On Wednesday Sébastien Fanti, a lawyer from the canton of Valais, presented the first international treaty on the rights of robots at a conference in Shanghai, reported daily Le Matin.
The Lexing conference brought together lawyers from all over the world to discuss the legal implications of robotics and related areas.
According to Fanti, the law is falling behind technology, which could have serious consequences for the use of robots in daily life, such as driverless cars.
“If the algorithm must choose between braking and killing the passenger who is isn't wearing a seatbelt or running over the pedestrian on the crossing, what will it do?,” Fanti told the paper.
Switzerland is at the forefront of the driverless vehicle revolution, with the city of Sion in the Valais being one of the first towns in the world to pilot driverless buses on the streets.
As well as protecting us from machines, the treaty would apply in reverse, too.
Fanti, who owns a robot himself and has observed people's reactions to it, pointed out that many people don't consider certain robots as machines or objects “because they have too much autonomy”.
As such, we must learn to live together and put laws in place to protect both human and robot, warned Fanti.
“In ten years I think there will be some abuse towards robots.

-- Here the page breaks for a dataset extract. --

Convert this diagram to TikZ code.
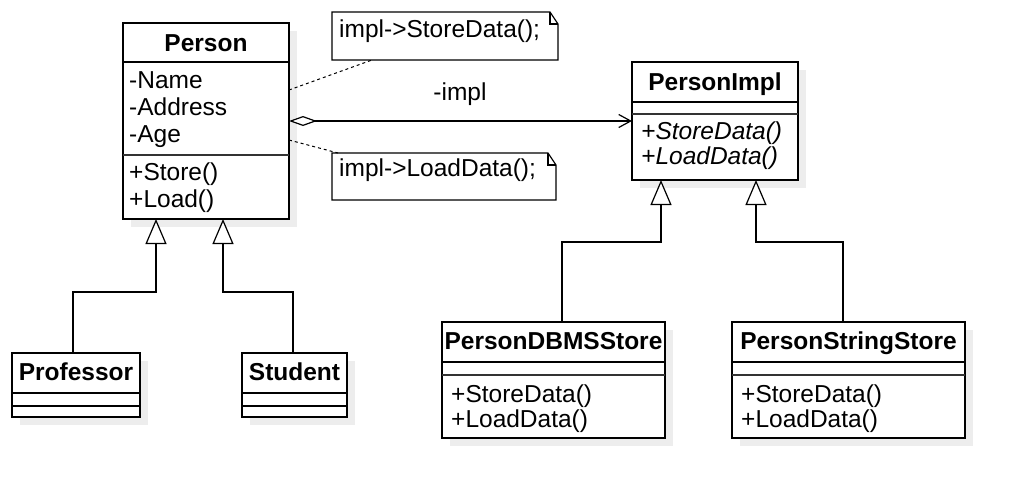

We must have laws, otherwise it will be a real shambles,” he said.
Fanti's published text outlines the challenges that robots present and compares the current varying responses of 17 countries, including Switzerland.
An international treaty on the subject is necessary to “standardize the rules at international level because the robots could be made in China but used in the entire world,” he told Le Matin.
“Robots are the future and they will be everywhere in our daily life. If we don't act, if we don't put laws in place, there will be deaths.”
Earlier this year experts at the World Economic Forum in Davos said robots were being developed that could correct children's homework, sort the laundry and help those needing care in the home.
But they also warned about the dangers of developing “killer robots”, meaning robotic weapons with artificial intelligence that could be used in warfare.
In 2015 around 1,000 scientists said in an open letter than the development of autonomous weapons – as opposed to drones controlled by humans – could be possible within years, and called for a ban on offensive weapons that are beyond meaningful human control.